Lavinya Dergisi

LOKİ’NİN AYNASI
Nurten K. TOSUN

Rakamlardan öykülere yolculuk. Kalem, kağıt, düş ve pamuk şeker eşliğinde...

   Bir zamanlar, tanrılardan doğmayan biri vardı. Aesir (tanrılar) soyundan değildi; kökeni jotun, yani devdi.  Ama tanrıların yanında yürür, onlarla aynı sofrada otururdu. Kanı onlardan değildi belki ama kaderi beraber örülürdü. Ne içlerindendi tam ne de tamamen dışlarından. Her zorluğu çözer, her yangını söndürürdü. Fakat insanlar onun ne olduğunu değil, ne olmadığını konuşurdu. Yani yaptıkları ortadaydı, niyeti sorgudaydı. Yardım ederdi ama güvenilmez denirdi. 
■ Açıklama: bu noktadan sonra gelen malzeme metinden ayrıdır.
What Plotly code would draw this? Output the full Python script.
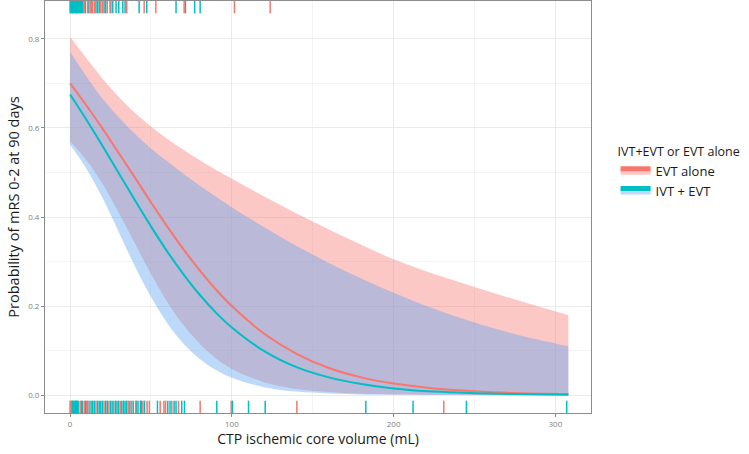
import plotly.graph_objects as go

# ---- data ----
x_grid = [0, 10, 20, 30, 40, 50, 60, 70, 80, 90, 100, 120, 140, 160, 180, 200, 225, 250, 275, 308]

evt_fit = [0.700, 0.651, 0.599, 0.544, 0.489, 0.433, 0.379, 0.328, 0.281, 0.238, 0.200,
           0.138, 0.093, 0.061, 0.040, 0.026, 0.015, 0.009, 0.005, 0.0024]
evt_upper = [0.804, 0.757, 0.711, 0.670, 0.634, 0.603, 0.576, 0.551, 0.528, 0.506, 0.486,
             0.446, 0.408, 0.372, 0.338, 0.305, 0.272, 0.243, 0.215, 0.180]
evt_lower = [0.570, 0.528, 0.475, 0.410, 0.341, 0.272, 0.210, 0.158, 0.116, 0.083, 0.059,
             0.029, 0.014, 0.007, 0.003, 0.0015, 0.0007, 0.0003, 0.0001, 0.0]

ivt_fit = [0.675, 0.619, 0.560, 0.499, 0.438, 0.379, 0.323, 0.272, 0.226, 0.186, 0.152,
           0.099, 0.063, 0.040, 0.025, 0.015, 0.008, 0.0045, 0.0025, 0.0011]
ivt_upper = [0.771, 0.716, 0.666, 0.624, 0.587, 0.554, 0.525, 0.497, 0.471, 0.446, 0.422,
             0.377, 0.335, 0.297, 0.262, 0.230, 0.194, 0.163, 0.137, 0.110]
ivt_lower = [0.562, 0.509, 0.443, 0.367, 0.290, 0.221, 0.162, 0.116, 0.082, 0.057, 0.039,
             0.018, 0.008, 0.004, 0.0016, 0.0007, 0.0003, 0.0001, 0.0, 0.0]

# rug: top = good outcome, bottom = poor outcome
rug_top_evt = [8.9, 10.9, 12.4, 14, 15.2, 19, 20, 23, 24.7, 35, 45.8, 53, 70.5, 101.6, 123.7]
rug_top_ivt = [0, 0.5, 1, 1.5, 2, 2.5, 3, 3.5, 4, 4.5, 5, 5.5, 6, 6.5, 7, 7.5, 8, 9.5, 11.5,
               13, 16, 17, 18, 21, 22, 25.2, 26.4, 28.4, 30.1, 32.6, 34, 42.7, 47.4, 65.5,
               71.3, 77, 80.4]
rug_bot_evt = [0, 0.5, 6.2, 8.7, 10.3, 12, 16, 21, 24, 27, 31, 36, 38, 40.5, 45, 47.6, 49,
               55.7, 58, 59, 62.9, 67, 80.4, 99.6, 140.2, 231]
rug_bot_ivt = [1, 1.5, 2, 2.5, 3, 3.5, 4, 4.5, 5, 7, 7.5, 9.5, 11, 13, 14, 15, 17, 18, 19,
               20, 22, 23, 25, 26, 28, 29, 30, 32, 33, 34, 35, 37, 39, 41, 42, 43.5, 44, 46,
               54, 60.4, 61.8, 64.3, 65.5, 69, 70.7, 90.7, 100.4, 110.3, 120.6, 182.8, 212,
               245, 307]

x_ticks = [0, 100, 200, 300]
y_ticks = [0.0, 0.2, 0.4, 0.6, 0.8]

RED = "#F8766D"
TEAL = "#00BFC4"
PINK_FILL = "rgba(248,118,109,0.40)"
BLUE_FILL = "rgba(95,165,240,0.42)"

fig = go.Figure()

# bands
fig.add_trace(go.Scatter(x=x_grid, y=evt_lower, mode="lines", line=dict(width=0, shape="spline"),
                         showlegend=False, hoverinfo="skip"))
fig.add_trace(go.Scatter(x=x_grid, y=evt_upper, mode="lines", line=dict(width=0, shape="spline"),
                         fill="tonexty", fillcolor=PINK_FILL, showlegend=False, hoverinfo="skip"))
fig.add_trace(go.Scatter(x=x_grid, y=ivt_lower, mode="lines", line=dict(width=0, shape="spline"),
                         showlegend=False, hoverinfo="skip"))
fig.add_trace(go.Scatter(x=x_grid, y=ivt_upper, mode="lines", line=dict(width=0, shape="spline"),
                         fill="tonexty", fillcolor=BLUE_FILL, showlegend=False, hoverinfo="skip"))

# fitted lines
fig.add_trace(go.Scatter(x=x_grid, y=evt_fit, mode="lines", line=dict(color=RED, width=2, shape="spline"),
                         showlegend=False))
fig.add_trace(go.Scatter(x=x_grid, y=ivt_fit, mode="lines", line=dict(color=TEAL, width=2, shape="spline"),
                         showlegend=False))

# legend entries (fill + line keys)
fig.add_trace(go.Scatter(x=[None], y=[None], mode="lines", name="EVT alone",
                         line=dict(color=RED, width=2), fill="toself", fillcolor=PINK_FILL))
fig.add_trace(go.Scatter(x=[None], y=[None], mode="lines", name="IVT + EVT",
                         line=dict(color=TEAL, width=2), fill="toself", fillcolor=BLUE_FILL))

# rugs
shapes = []
for xs, col, y0, y1 in [(rug_top_ivt, TEAL, 0.97, 1.0), (rug_top_evt, RED, 0.97, 1.0),
                        (rug_bot_ivt, TEAL, 0.0, 0.03), (rug_bot_evt, RED, 0.0, 0.03)]:
    for v in xs:
        shapes.append(dict(type="line", xref="x", yref="y domain", x0=v, x1=v, y0=y0, y1=y1,
                           line=dict(color=col, width=1.5), layer="above"))

fig.update_layout(
    width=749, height=454,
    margin=dict(l=45, r=158, t=1, b=41, autoexpand=False),
    paper_bgcolor="white", plot_bgcolor="white",
    font=dict(family="Open Sans, Noto Sans, sans-serif", color="#1a1a1a"),
    shapes=shapes,
    showlegend=True,
    legend=dict(
        title=dict(text="IVT+EVT or EVT alone", font=dict(size=12.5, color="#1a1a1a")),
        x=1.045, xanchor="left", y=0.664, yanchor="top",
        font=dict(size=13, color="#1a1a1a"),
        bgcolor="rgba(0,0,0,0)", tracegroupgap=0, itemsizing="constant",
        traceorder="normal", itemwidth=30,
    ),
)

fig.update_xaxes(
    range=[-15.5, 322], tickvals=x_ticks, ticktext=[str(v) for v in x_ticks],
    automargin=False,
    showgrid=True, gridcolor="#EBEBEB", gridwidth=1,
    minor=dict(showgrid=True, gridcolor="#F4F4F4", dtick=50, tick0=0),
    zeroline=False, showline=True, linecolor="#8C8C8C", linewidth=1, mirror=True,
    ticks="outside", ticklen=3, tickcolor="#8C8C8C",
    tickfont=dict(size=8, color="#7F7F7F"),
    title=dict(text="CTP ischemic core volume (mL)", font=dict(size=14, color="#1a1a1a"), standoff=6),
)
fig.update_yaxes(
    range=[-0.040, 0.885], tickvals=y_ticks, ticktext=[f"{v:.1f}" for v in y_ticks],
    automargin=False,
    showgrid=True, gridcolor="#EBEBEB", gridwidth=1,
    minor=dict(showgrid=True, gridcolor="#F4F4F4", dtick=0.1, tick0=0),
    zeroline=False, showline=True, linecolor="#8C8C8C", linewidth=1, mirror=True,
    ticks="outside", ticklen=3, tickcolor="#8C8C8C",
    tickfont=dict(size=8, color="#7F7F7F"),
    title=dict(text="Probability of mRS 0-2 at 90 days", font=dict(size=14.5, color="#1a1a1a"), standoff=5),
)

fig.write_html("out.html",
               config={"displayModeBar": False},
               post_script="document.body.style.margin='0';document.body.style.overflow='hidden';")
   Zaman geçti. Tanrılar sessizleşti. Efsaneler gökyüzünden yeryüzüne indi. Loki unutulmadı. Sadece şekil değiştirdi. Şimdi onun silüeti her yerdedir. Bir plazada, en zor gününde herkese omuz atan ama terfide adı anılmayan kişidedir. Bir ailede, her şeyin yükünü sırtlayan ama “zaten yapar” denilerek fark edilmeyen kadındadır. Geniş arkadaş grubunda, tüm dertleri dinleyen ama suskunluğunda kaybolan adamdadır. İlişkilerde, fedakârlığı sessizlikle ödüllendirilen âşıktadır. Loki artık tek bir bedende değil. Parça parça bölünmüş halde insanoğlunun arasındadır. Yorulsa anlaşılmayan, küserse suçlu ilan edilendedir. Bir kez hata yapsa, geçmişi silinendedir. Lakin yine durup, soluklanıp, çözen ve toparlayandadır.

Ve bazen…

        Sırtında pelerin veyahut ellerinde kılıç yoktur.

        Kahraman denilen, alkışlananlar değildir.

Usulca ilmek ilmek çabalayanlardır.

Etrafınızı güzelleştirmek için uğraşanlardır.

En önemlisi;

İyice bakılırsa, onlar hep yanı başınızdadır.